When working with vector databases, the choice of index type is a critical factor that influences the performance characteristics, particularly the distribution of query latencies. Different index types are tailored to balance the trade-offs between query speed, memory usage, and accuracy, each impacting latency distribution in unique ways.
Flat brute-force indexing is the most straightforward approach, where each query is compared against all vectors in the database to determine the most similar matches. This method is characterized by its predictable but often higher latency, as the time taken for queries generally scales linearly with the size of the dataset. While brute-force indexing ensures maximum accuracy by evaluating every potential match, the latency is uniformly high, making it less suitable for real-time applications, especially as the dataset grows.

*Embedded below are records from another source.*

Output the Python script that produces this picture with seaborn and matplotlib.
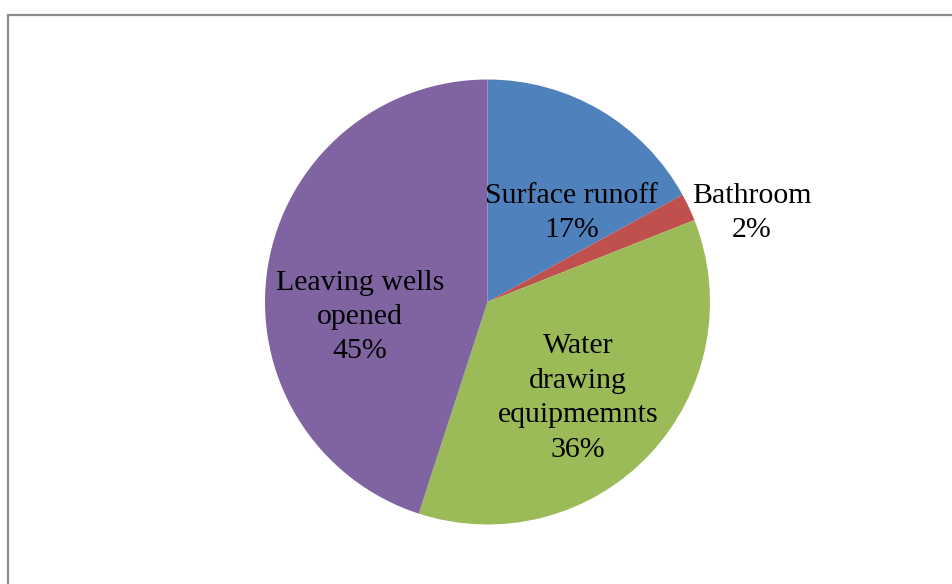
import matplotlib
matplotlib.use("Agg")
import matplotlib.pyplot as plt
import numpy as np
import seaborn as sns
from matplotlib.patches import Rectangle

# Sources of well contamination (percent)
categories = ["Surface runoff", "Bathroom", "Water\ndrawing\nequipmemnts", "Leaving wells\nopened"]
shares = [17, 2, 36, 45]
colors = ["#4F81BD", "#C0504D", "#9BBB59", "#8064A2"]

# Label placement: radial distance (pie radius = 1) and angular nudge (deg) from slice middle
label_radius = [0.551, 1.254, 0.593, 0.577]
label_nudge = [-12.9, -6.6, -3.5, 15.7]

sns.set_theme(style="white")
plt.rcParams["font.family"] = ["Liberation Serif", "DejaVu Serif"]

W, H, DPI = 953, 584, 100
fig = plt.figure(figsize=(W / DPI, H / DPI), dpi=DPI)
fig.patch.set_facecolor("white")

# Chart frame (runs past the right and bottom edge)
fig.patches.append(Rectangle((8 / W, -0.1), 1.1, 1 - 15 / H + 0.1,
                             transform=fig.transFigure, fill=False,
                             edgecolor="#8c8c8c", linewidth=1.6, zorder=0))

ax = fig.add_axes([0, 0, 1, 1])
wedges, _ = ax.pie(shares, colors=colors, startangle=90, counterclock=False,
                   radius=1.0, wedgeprops=dict(linewidth=0))

# One data unit = pie radius in pixels on both axes
cx, cy, r = 487.5, 302.0, 222.5
ax.set_aspect("auto")
ax.set_xlim(-cx / r, (W - cx) / r)
ax.set_ylim(-(H - cy) / r, cy / r)
ax.axis("off")

for w, name, val, lr, nd in zip(wedges, categories, shares, label_radius, label_nudge):
    mid = np.deg2rad((w.theta1 + w.theta2) / 2 + nd)
    ax.text(lr * np.cos(mid), lr * np.sin(mid), f"{name}\n{val}%",
            ha="center", va="center", fontsize=21.5, color="black",
            linespacing=1.42, multialignment="center")

fig.savefig("out.png", dpi=DPI, facecolor="white")
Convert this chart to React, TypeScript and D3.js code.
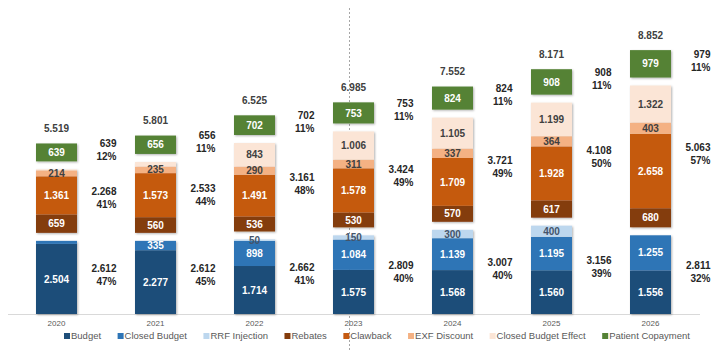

Hierarchical Navigable Small World (HNSW) indexing, on the other hand, introduces a graph-based approach that significantly reduces query times by navigating through a series of hierarchical layers. Each layer comprises a smaller subset of the dataset, allowing for rapid elimination of distant candidates. The use of HNSW typically results in a more favorable latency distribution, with reduced average and tail latencies compared to brute-force methods. HNSW provides a balance between speed and accuracy, making it ideal for applications requiring quick responses while maintaining a high level of precision.
Inverted File (IVF) indexing partitions the dataset into clusters, with each query directed only to a subset of these clusters. This method reduces the number of comparisons needed, thus lowering query latency. However, the performance is highly dependent on the quality of clustering and the number of clusters chosen. IVF can lead to very low average latencies, but the variance can be higher if queries frequently target dense or large clusters, potentially resulting in longer tail latencies.
Ultimately, the choice of index type should be aligned with the specific requirements of the application, such as the need for real-time responses, the acceptable trade-off between speed and accuracy, and the available computational resources. Understanding these trade-offs helps in selecting the most appropriate indexing strategy, ensuring efficient query processing and optimal performance tailored to the use case.